We're not suffering because the surge won't be enough and the stimulus package won't be enough. We're suffering because the poor things—congress and the media that parrot their talking points—have their crises all mixed up.

Saturday, April 14, 2007

Your Private Energy News

You may want to cross your legs. At this very moment, people are looking into your urinary tract with intense interest.

You heard it here first, boys and girls. You know how in some towns we have to segregate newspapers, plastic bottles, aluminum cans, and some such into their own bins? Well, one day soon, mark my words, it will be your civic responsibility to pee into one of those bins. Some time after that, instead of searching for a rest stop along the highway, you will relieve yourself directly into your car, a model which may be called the new Ford Sprinkle. Good for your bladder and good for the environment.

It's all about oil, and corn, and global warming. The global warming plan calls for preventing the U.S. from unlocking the trillion tons of oil in our shale (which releases carbon dioxide in the process) so that we can single-handedly lower the Earth's temperature by seven tenths of one percent in seventy years. No oil refineries are allowed to be built for the oil that is readily available, and we are allowing China to claim the oil in the Gulf of Mexico.

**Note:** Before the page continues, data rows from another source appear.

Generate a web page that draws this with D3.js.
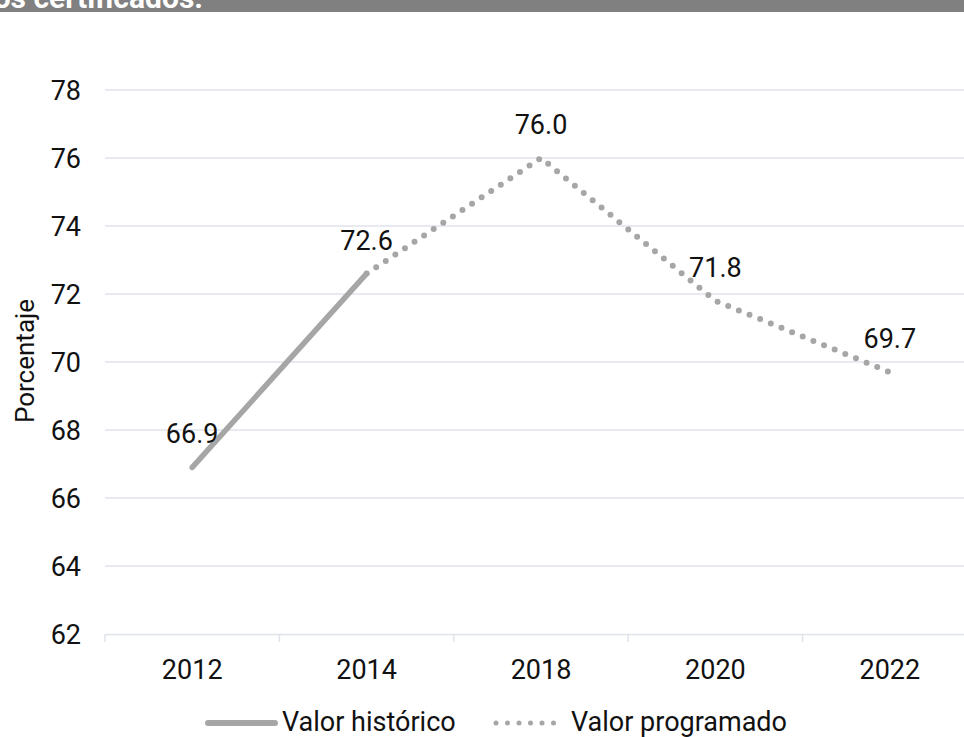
<!DOCTYPE html>
<html><head><meta charset="utf-8">
<script src="https://cdn.jsdelivr.net/npm/d3@7/dist/d3.min.js"></script>
<style>body{margin:0;background:#fff}svg{display:block}text{font-family:Roboto,"Noto Sans",sans-serif}</style>
</head><body>
<script>
const categories = ["2012","2014","2018","2020","2022"];
const historico = [66.9, 72.6, null, null, null];
const programado = [null, 72.6, 76.0, 71.8, 69.7];
const labels = [66.9, 72.6, 76.0, 71.8, 69.7];
const yTicks = [62,64,66,68,70,72,74,76,78];
const titleText = "tos certificados.";

const W = 964, H = 737;
const svg = d3.select("body").append("svg").attr("width", W).attr("height", H);

// banner
svg.append("rect").attr("x",0).attr("y",0).attr("width",W).attr("height",12).attr("fill","#808080");
svg.append("text").attr("x",203).attr("y",8).attr("text-anchor","end")
  .attr("font-size",30).attr("font-weight","bold").attr("fill","#fff").text(titleText);

const x = d3.scaleBand().domain(categories).range([105, 977]).padding(0);
const y = d3.scaleLinear().domain([62, 78]).range([634, 90]);
const gridColor = "#dfe3eb";

// gridlines
svg.append("g").selectAll("line").data(yTicks.filter(t => t !== 62)).join("line")
  .attr("x1",105).attr("x2",977).attr("y1",d=>y(d)).attr("y2",d=>y(d))
  .attr("stroke",gridColor).attr("stroke-width",1.5);

// x axis
const xAxis = svg.append("g").attr("transform","translate(0,634)")
  .call(d3.axisBottom(x).tickSize(0).tickPadding(26));
xAxis.select(".domain").attr("stroke",gridColor).attr("stroke-width",1.5);
xAxis.selectAll("text").attr("font-size",27).attr("fill","#111");
// band boundary ticks
const bounds = categories.map(c => x(c)).concat([x(categories[categories.length-1]) + x.bandwidth()]);
svg.append("g").selectAll("line").data(bounds).join("line")
  .attr("x1",d=>d).attr("x2",d=>d).attr("y1",634).attr("y2",642)
  .attr("stroke",gridColor).attr("stroke-width",1.5);

// y axis
const yAxis = svg.append("g").attr("transform","translate(81,0)")
  .call(d3.axisLeft(y).tickValues(yTicks).tickSize(0).tickPadding(0));
yAxis.select(".domain").remove();
yAxis.selectAll("text").attr("font-size",27).attr("fill","#111").attr("dy","0.35em");

svg.append("text").attr("transform","translate(34,361) rotate(-90)")
  .attr("text-anchor","middle").attr("font-size",26).attr("fill","#111").text("Porcentaje");

const cx = c => x(c) + x.bandwidth()/2;
const line = d3.line().defined(d => d.v !== null).x(d => cx(d.c)).y(d => y(d.v));

const histData = categories.map((c,i)=>({c, v: historico[i]}));
const progData = categories.map((c,i)=>({c, v: programado[i]}));

svg.append("path").datum(progData).attr("d", line).attr("fill","none")
  .attr("stroke","#a6a6a6").attr("stroke-width",6).attr("stroke-linecap","round")
  .attr("stroke-dasharray","0 11.5");
svg.append("path").datum(histData).attr("d", line).attr("fill","none")
  .attr("stroke","#a6a6a6").attr("stroke-width",5.5).attr("stroke-linecap","round");

// data labels
svg.append("g").selectAll("text").data(categories).join("text")
  .attr("x", c => cx(c)).attr("y", (c,i) => y(labels[i]) - 24)
  .attr("text-anchor","middle").attr("font-size",27).attr("fill","#111")
  .text((c,i) => labels[i].toFixed(1));

// legend
const lg = svg.append("g");
lg.append("line").attr("x1",208).attr("x2",275).attr("y1",723).attr("y2",723)
  .attr("stroke","#a6a6a6").attr("stroke-width",6).attr("stroke-linecap","round");
lg.append("text").attr("x",282).attr("y",731).attr("font-size",27).attr("fill","#111").text("Valor histórico");
lg.append("line").attr("x1",496).attr("x2",556).attr("y1",723).attr("y2",723)
  .attr("stroke","#a6a6a6").attr("stroke-width",5).attr("stroke-linecap","round")
  .attr("stroke-dasharray","0 11.5");
lg.append("text").attr("x",571).attr("y",731).attr("font-size",27).attr("fill","#111").text("Valor programado");
</script>
</body></html>
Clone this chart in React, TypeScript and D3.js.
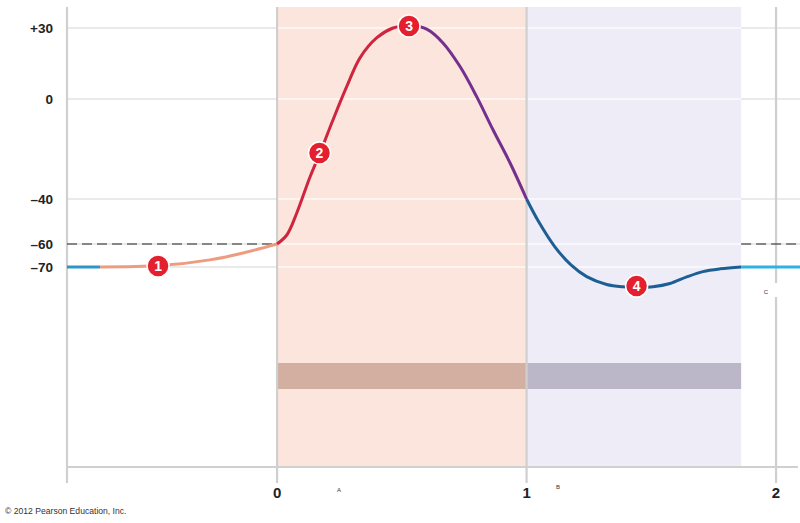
import React from "react";
import * as d3 from "d3";

// ---- data (time in ms, membrane potential in mV) ----
const restStart: [number, number][] = [
  [-0.842, -70],
  [-0.709, -70],
];
const depolStim: [number, number][] = [
  [-0.709, -70],
  [-0.469, -69.4],
  [-0.269, -66.9],
  [-0.136, -63.9],
  [0, -60],
];
const rising: [number, number][] = [
  [0, -60],
  [0.039, -56],
  [0.079, -46.2],
  [0.132, -31.2],
  [0.172, -21.6],
  [0.224, -8.4],
  [0.279, 5.2],
  [0.333, 17.5],
  [0.4, 25.9],
  [0.465, 30],
  [0.533, 31.3],
];
const falling: [number, number][] = [
  [0.533, 31.3],
  [0.6, 29.5],
  [0.665, 23.7],
  [0.734, 13.6],
  [0.8, 1.0],
  [0.866, -12.4],
  [0.934, -25.6],
  [1.0, -40],
];
const undershoot: [number, number][] = [
  [1.0, -40],
  [1.047, -49.8],
  [1.112, -61.0],
  [1.178, -69.1],
  [1.241, -74.2],
  [1.321, -77.6],
  [1.387, -78.6],
  [1.442, -78.8],
  [1.507, -78.6],
  [1.575, -77.2],
  [1.642, -74.3],
  [1.707, -72.0],
  [1.776, -70.8],
  [1.86, -70],
];
const restEnd: [number, number][] = [
  [1.86, -70],
  [2.096, -70],
];

const yTickValues = [30, 0, -40, -60, -70];
const yTickLabels = ["+30", "0", "\u201340", "\u201360", "\u201370"];
const xTickValues = [0, 1, 2];
const xTickLabels = ["0", "1", "2"];
const threshold = -60;

const phases = [
  { start: 0, end: 1, label: "A" },
  { start: 1, end: 1.86, label: "B" },
];
const markerIds = ["1", "2", "3", "4"];
const markerT = [-0.477, 0.17, 0.529, 1.441];
const markerV = [-69.6, -21.6, 30.9, -78.3];

const segColors = ["#2b97c8", "#ee9c80", "#cf2640", "#74308e", "#1d5f95", "#2ab3e3"];

const W = 800;
const H = 523;

export default function App() {
  const x = d3.scaleLinear().domain([-0.842, 2.088]).range([67, 798]);
  const y = d3
    .scaleLinear()
    .domain([39, 30, 0, -40, -60, -70, -157])
    .range([7, 28, 99, 199, 244, 267, 467]);

  const line = d3
    .line<[number, number]>()
    .x((d) => x(d[0]))
    .y((d) => y(d[1]))
    .curve(d3.curveCatmullRom.alpha(0.5));

  const segments = [restStart, depolStim, rising, falling, undershoot, restEnd];
  const top = y(39);
  const bottom = y(-157);
  const left = x(-0.842);
  const right = x(2.088);
  const font = "'Liberation Sans', Arial, Helvetica, sans-serif";
  const phaseFill = ["#fce5dc", "#eeecf6"];
  const bandFill = ["#d3afa1", "#bbb7c9"];

  return (
    <svg
      width={W}
      height={H}
      style={{ position: "absolute", left: 0, top: 0, background: "#fff" }}
    >
      {/* grey horizontal gridlines */}
      {yTickValues.map((v) => (
        <line key={"g" + v} x1={left} x2={right + 2} y1={y(v)} y2={y(v)} stroke="#e3e3e3" strokeWidth={1.5} />
      ))}
      {/* phase shading */}
      {phases.map((p, i) => (
        <rect
          key={"p" + i}
          x={x(p.start)}
          y={top}
          width={x(p.end) - x(p.start)}
          height={bottom - top}
          fill={phaseFill[i]}
        />
      ))}
      {/* white gridlines over shading */}
      {yTickValues.map((v) => (
        <line
          key={"w" + v}
          x1={x(phases[0].start)}
          x2={x(phases[phases.length - 1].end)}
          y1={y(v)}
          y2={y(v)}
          stroke="#ffffff"
          strokeOpacity={0.75}
          strokeWidth={1.5}
        />
      ))}
      {/* bands */}
      {phases.map((p, i) => (
        <rect
          key={"b" + i}
          x={x(p.start)}
          y={363}
          width={x(p.end) - x(p.start)}
          height={26}
          fill={bandFill[i]}
        />
      ))}
      {/* axes */}
      <line x1={left} x2={left} y1={top} y2={483} stroke="#d0d0d0" strokeWidth={2.2} />
      {xTickValues.map((t) => (
        <line key={"v" + t} x1={x(t)} x2={x(t)} y1={top} y2={483} stroke="#cfcfcf" strokeWidth={2.2} />
      ))}
      <line x1={left} x2={right} y1={bottom} y2={bottom} stroke="#d0d0d0" strokeWidth={2.2} />
      {/* threshold dashes */}
      <line
        x1={left}
        x2={x(phases[0].start)}
        y1={y(threshold)}
        y2={y(threshold)}
        stroke="#222"
        strokeWidth={1.2}
        strokeDasharray="10,5"
      />
      <line
        x1={x(phases[phases.length - 1].end)}
        x2={W}
        y1={y(threshold)}
        y2={y(threshold)}
        stroke="#222"
        strokeWidth={1.2}
        strokeDasharray="10,5"
      />
      {/* curve */}
      {segments.map((s, i) => (
        <path key={"s" + i} d={line(s) || ""} fill="none" stroke={segColors[i]} strokeWidth={3} strokeLinecap="butt" />
      ))}
      {/* markers */}
      {markerIds.map((m, i) => (
        <g key={"m" + m} transform={`translate(${x(markerT[i])},${y(markerV[i])})`}>
          <circle r={11} fill="#e4202e" stroke="#fff" strokeWidth={1.5} />
          <text
            textAnchor="middle"
            dy="0.36em"
            fill="#fff"
            fontFamily={font}
            fontWeight="bold"
            fontSize={14}
          >
            {m}
          </text>
        </g>
      ))}
      {/* y labels */}
      {yTickValues.map((v, i) => (
        <text
          key={"yl" + v}
          x={53}
          y={y(v)}
          dy="0.36em"
          textAnchor="end"
          fontFamily={font}
          fontWeight="bold"
          fontSize={13.5}
          fill="#222"
        >
          {yTickLabels[i]}
        </text>
      ))}
      {/* x labels */}
      {xTickValues.map((t, i) => (
        <text
          key={"xl" + t}
          x={x(t)}
          y={498}
          textAnchor="middle"
          fontFamily={font}
          fontWeight="bold"
          fontSize={15}
          fill="#222"
        >
          {xTickLabels[i]}
        </text>
      ))}
      {/* tiny letters */}
      <text x={339} y={492} textAnchor="middle" fontFamily={font} fontSize={6} fill="#333">
        {phases[0].label}
      </text>
      <text x={558} y={489} textAnchor="middle" fontFamily={font} fontSize={6} fill="#333">
        {phases[1].label}
      </text>
      <rect x={758} y={283} width={32} height={14} fill="#fff" />
      <text x={766} y={294} textAnchor="middle" fontFamily={font} fontSize={6} fill="#333">
        C
      </text>
      <text x={5} y={514} fontFamily={font} fontSize={8.6} fill="#333">
        © 2012 Pearson Education, Inc.
      </text>
    </svg>
  );
}
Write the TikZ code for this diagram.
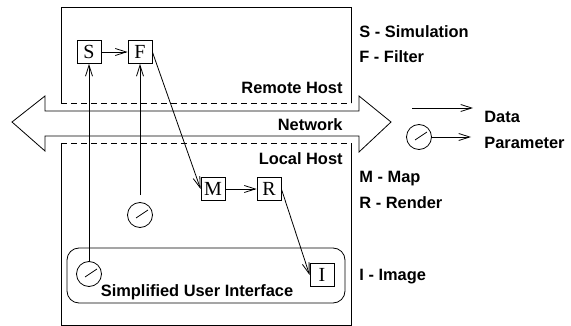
\documentclass[tikz,border=0pt]{standalone}
\usepackage{fontspec}
\setmainfont{Liberation Serif}
\setsansfont{Liberation Sans}
\usepackage{tikz}
\usetikzlibrary{arrows.meta}

\begin{document}
\begin{tikzpicture}[x=1pt,y=-1pt,line width=0.8pt,
    >={Straight Barb[length=11pt,width=7pt]},
    module/.style={draw,minimum width=24pt,minimum height=23pt,inner sep=0pt,font=\fontsize{20}{20}\selectfont},
    knob/.style={draw,circle,minimum size=25pt,inner sep=0pt,
        path picture={\draw ([shift={(-4pt,-3pt)}]path picture bounding box.center) -- ([shift={(8pt,5pt)}]path picture bounding box.center);}},
    lbl/.style={font=\sffamily\bfseries\fontsize{16.4}{18}\selectfont,inner sep=0pt}]
    \useasboundingbox (0,0) rectangle (571,326);
    % hosts
    \draw (61,103) -- (61,7) -- (351,7) -- (351,103);
    \draw[dash pattern=on 6pt off 4pt] (61,103) -- (351,103);
    \draw[dash pattern=on 6pt off 4pt] (61,143) -- (351,143);
    \draw (61,143) -- (61,325) -- (351,325) -- (351,143);
    % network
    \draw (12,122) -- (45,96) -- (45,111) -- (359,111) -- (359,96) -- (391,122)
        -- (359,152) -- (359,136) -- (45,136) -- (45,151) -- cycle;
    \node[lbl,anchor=east] (remote) at (343,88) {Remote Host};
    \node[lbl,anchor=east] (net) at (343,125) {Network};
    \node[lbl,anchor=east] (local) at (343,159) {Local Host};
    % user interface
    \draw[rounded corners=12pt] (67,248) rectangle (345,303);
    \node[lbl] (ui) at (197,292) {Simplified User Interface};
    % modules
    \node[module] (S) at (89,52) {S};
    \node[module] (F) at (140,52) {F};
    \node[module] (M) at (213,189) {M};
    \node[module] (R) at (269,189) {R};
    \node[module] (I) at (322,275) {I};
    \node[knob] (k1) at (89,274) {};
    \node[knob] (k2) at (140,215) {};
    \draw[->] (S) -- (F);
    \draw[->] (k1) -- (S);
    \draw[->,shorten <=7pt] (k2) -- (F);
    \draw[->] (F.east) -- (M.west);
    \draw[->] (M) -- (R);
    \draw[->] (R.east) -- (I.west);
    % legend
    \node[lbl,anchor=west] (ls) at (359,32) {S - Simulation};
    \node[lbl,anchor=west] (lf) at (359,57) {F - Filter};
    \node[lbl,anchor=west] (lm) at (359,179) {M - Map};
    \node[lbl,anchor=west] (lr) at (359,203) {R - Render};
    \node[lbl,anchor=west] (li) at (359,277) {I - Image};
    \coordinate (d1) at (412,108);
    \coordinate (d2) at (473,108);
    \draw[->] (d1) -- (d2);
    \node[knob] (kp) at (419,137) {};
    \coordinate (p2) at (471,137);
    \draw[->] (kp) -- (p2);
    \node[lbl,anchor=west] (ld) at (484,117) {Data};
    \node[lbl,anchor=west] (lp) at (484,143) {Parameter};
\end{tikzpicture}
\end{document}
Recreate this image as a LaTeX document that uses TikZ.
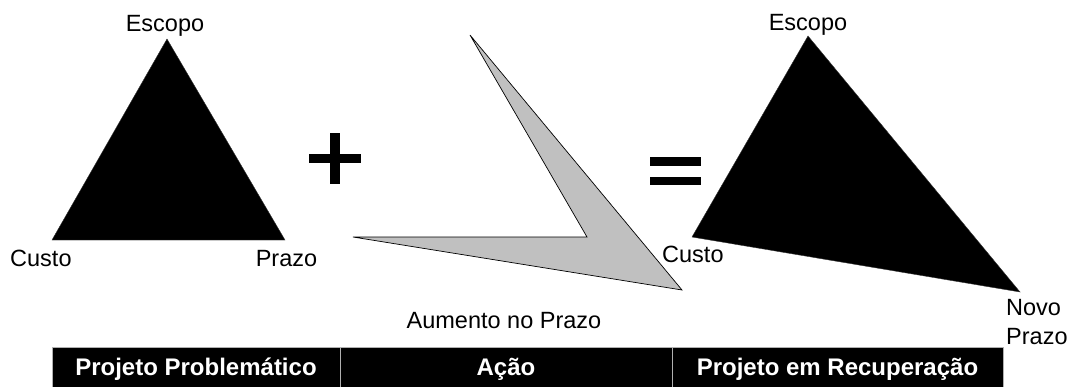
\documentclass[tikz,border=0pt]{standalone}
\usepackage{fontspec}
\setmainfont{Liberation Sans}
\definecolor{arrowgray}{HTML}{C0C0C0}
\definecolor{divgray}{HTML}{B0B0B0}
\tikzset{
  lbl/.style={inner sep=0pt, anchor=base, font=\fontsize{23.5}{29}\selectfont},
  lblw/.style={lbl, anchor=base west},
  cell/.style={fill=black, draw=divgray, line width=1.2pt, minimum height=40pt, inner sep=0pt, anchor=north west},
  celltext/.style={inner sep=0pt, anchor=base, text=white, font=\fontsize{24}{29}\selectfont\bfseries},
  tri/.style={fill=black, draw=black!80, line width=0.4pt},
  act/.style={fill=arrowgray, draw=black, line width=0.7pt, line join=miter},
  sym/.style={fill=black}
}
\begin{document}
\begin{tikzpicture}[x=1pt, y=-1pt]
\useasboundingbox (0,0) rectangle (1069,386);
% left triangle
\coordinate (lA) at (167,39);
\coordinate (lB) at (52,240);
\coordinate (lC) at (285,240);
\fill[tri] (lA) -- (lB) -- (lC) -- cycle;
\node[lbl] (lEsc) at (165,31) {Escopo};
\node[lblw] (lCus) at (10,266) {Custo};
\node[lbl] (lPra) at (286.5,266) {Prazo};
% plus
\fill[sym] (330,133) rectangle (340,184);
\fill[sym] (309,154) rectangle (361,163);
% action arrow
\coordinate (aT) at (470,35);
\coordinate (aR) at (682,290);
\coordinate (aL) at (353,237);
\coordinate (aN) at (587,237);
\filldraw[act] (aT) -- (aR) -- (aL) -- (aN) -- cycle;
\node[lbl] (aum) at (504,328) {Aumento no Prazo};
% equals
\fill[sym] (650,157) rectangle (701,166);
\fill[sym] (650,177) rectangle (701,185);
% right triangle
\coordinate (rA) at (808,36);
\coordinate (rB) at (692,237);
\coordinate (rC) at (1020,292);
\fill[tri] (rA) -- (rB) -- (rC) -- cycle;
\node[lbl] (rEsc) at (808,30) {Escopo};
\node[lblw] (rCus) at (662,262) {Custo};
\node[lblw, align=left, anchor=north west] (rPra) at (1006,299) {Novo\\Prazo};
% bottom bar
\node[cell, minimum width=288pt] (c1) at (52,347) {};
\node[cell, minimum width=332pt] (c2) at (340,347) {};
\node[cell, minimum width=331pt] (c3) at (672,347) {};
\node[celltext] (t1) at (196,375) {Projeto Problemático};
\node[celltext] (t2) at (506,375) {Ação};
\node[celltext] (t3) at (837.5,375) {Projeto em Recuperação};
\end{tikzpicture}
\end{document}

In service of those policies (like 'em or not), edible corn is being converted into alternative ethanol gasoline blends at an unprecedented rate. Now the price of corn, the price of feed, the price of meat, the price of all the other crops too relatively unprofitable to grow, will go through the roof (and you've seen those prices climbing) unless scientists find another way to produce fuel. They are racing to do so. (Hmm, shouldn't they have been working on that sooner?) There are 114 corn ethanol refineries and 80 more under construction.

Dupont wants to make ethanol from corn waste; six other companies want to make it from straw (sounds like a fairy tale); and genetic engineers from Berkeley are looking into palm tree sap, termite guts, and--as I said--the human urinary tract.

You thought Germans and Americans loved their beer before? Starting tomorrow, guzzling is going to be downright patriotic.